Staff Sgt. Julia DaSilva, of the 35th Medical Group at Misawa Air Base, Japan, designed a pocket-sized card that lists first-aid fundamentals for easy access in a medical emergency.

JAOTOREY JOHNSON/U.S. AIR FORCE

By ERICA EARL | STARS AND STRIPES Published: December 17, 2020

An airman from Misawa Air Base has created an easy emergency checklist that earned recognition from the Air Force surgeon general and the American Red Cross.

Staff Sgt. Julia DaSilva, of the 35th Medical Group, designed a pocket-sized card that lists first-aid fundamentals for easy access in a medical emergency, the 35th Fighter Wing said Dec.10 in a news release.

DaSilva, of Port Saint John, Fla., has a lead role in the air base’s response to the coronavirus pandemic as flight chief for the medical group’s COVID cell.

The card she created includes step-by-step instructions for treating an unresponsive person.

Col. Regina Agee-Cruz, on behalf of Lt. Gen. Dorothy Hogg, the Air Force surgeon general, contacted DaSilva via FaceTime on Oct. 23 to personally applaud her idea, according to the release.

Hogg’s office intends to distribute it across the Department of Defense, and the American Red Cross plans to push it nationwide.

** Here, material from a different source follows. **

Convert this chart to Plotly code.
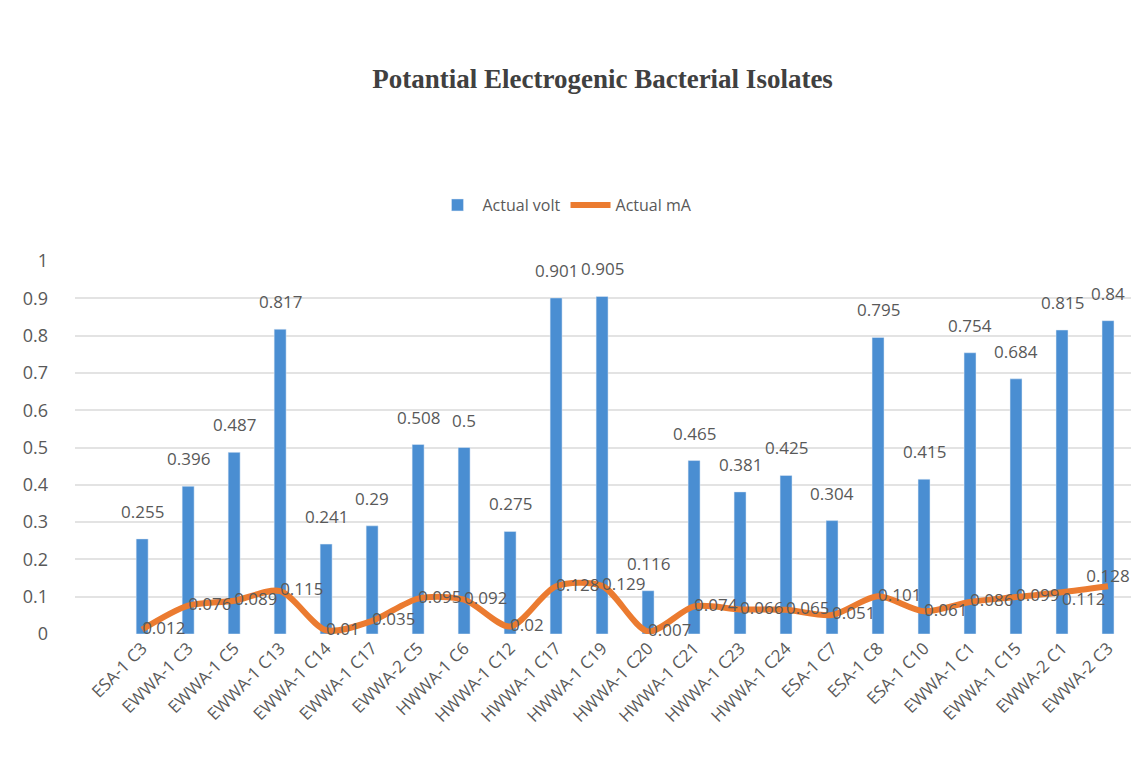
import plotly.graph_objects as go

categories = ["ESA-1 C3", "EWWA-1 C3", "EWWA-1 C5", "EWWA-1 C13", "EWWA-1 C14", "EWWA-1 C17",
              "EWWA-2 C5", "HWWA-1 C6", "HWWA-1 C12", "HWWA-1 C17", "HWWA-1 C19", "HWWA-1 C20",
              "HWWA-1 C21", "HWWA-1 C23", "HWWA-1 C24", "ESA-1 C7", "ESA-1 C8", "ESA-1 C10",
              "EWWA-1 C1", "EWWA-1 C15", "EWWA-2 C1", "EWWA-2 C3"]
actual_volt = [0.255, 0.396, 0.487, 0.817, 0.241, 0.29, 0.508, 0.5, 0.275, 0.901, 0.905, 0.116,
               0.465, 0.381, 0.425, 0.304, 0.795, 0.415, 0.754, 0.684, 0.815, 0.84]
actual_ma = [0.012, 0.076, 0.089, 0.115, 0.01, 0.035, 0.095, 0.092, 0.02, 0.128, 0.129, 0.007,
             0.074, 0.066, 0.065, 0.051, 0.101, 0.061, 0.086, 0.099, 0.112, 0.128]
y_ticks = [0, 0.1, 0.2, 0.3, 0.4, 0.5, 0.6, 0.7, 0.8, 0.9, 1]

label_font = dict(family="Open Sans", size=17, color="#595959")

fig = go.Figure()
fig.add_trace(go.Bar(
    x=categories, y=actual_volt, name="Actual volt",
    marker_color="#4A8ED2", width=0.26,
))
ma_positions = ["middle right"] * (len(actual_ma) - 2) + ["bottom right", "top center"]
fig.add_trace(go.Scatter(
    x=categories, y=actual_ma, name="Actual mA", mode="lines+text",
    line=dict(color="#EB7B30", width=6, shape="spline", smoothing=0.8),
    text=[f"{v:g}" for v in actual_ma], textposition=ma_positions,
    textfont=label_font, cliponaxis=False,
))

# bar value labels, placed above each bar
for cat, v in zip(categories, actual_volt):
    fig.add_annotation(x=cat, y=v, text=f"{v:g}", showarrow=False,
                       xref="x", yref="y", yanchor="bottom", yshift=14,
                       font=label_font)

fig.update_layout(
    width=1139, height=780,
    paper_bgcolor="white", plot_bgcolor="white",
    title=dict(text="<b>Potantial Electrogenic Bacterial Isolates</b>",
               x=0.522, xanchor="center", y=0.91, yanchor="middle",
               font=dict(family="Liberation Serif", size=27, color="#404040")),
    legend=dict(orientation="h", x=0.464, xanchor="center", y=1.15, yanchor="middle",
                font=dict(family="Open Sans", size=16, color="#595959"),
                traceorder="normal", itemwidth=40),
    margin=dict(l=67, r=16, t=253, b=154),
    showlegend=True,
)
fig.update_xaxes(tickangle=-45, tickfont=dict(family="Open Sans", size=17, color="#595959"),
                 showgrid=False, showline=False, ticks="", automargin=False,
                 range=[-1.46, 21.5])
fig.update_yaxes(range=[0, 1], tickvals=y_ticks, ticktext=[f"{t:g}" for t in y_ticks],
                 tickfont=dict(family="Open Sans", size=18, color="#595959"),
                 gridcolor="#E3E3E3", gridwidth=1.5, zeroline=False, showline=False,
                 ticklabelstandoff=26, automargin=False)

fig.write_html("out.html")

“It was truly surprising as I had not heard anything about my idea for some months due to COVID-19,” DaSilva said in an email Thursday to Stars and Stripes.

DaSilva got the idea for the card July 2019 when she was taking a Basic Life Support refresher course and realized that a quick-reference tool could make critical medical knowledge more readily available.

The card features a diagram of basic emergency care steps, including checking responsiveness, checking for pulse and breathing and administering CPR.

“Anyone can use this card if they froze or were scared that they didn’t know what to do,” DaSilva said in a video posted on Misawa’s Facebook page Dec. 13.

It’s particularly useful for someone who’s never had to respond to a medical crisis or taken a life support class recently, she said.

“I can see people using this to save millions of lives,” DaSilva said in the news release. “I never expected it to be able to reach so many people, so it is truly beyond a dream come true.”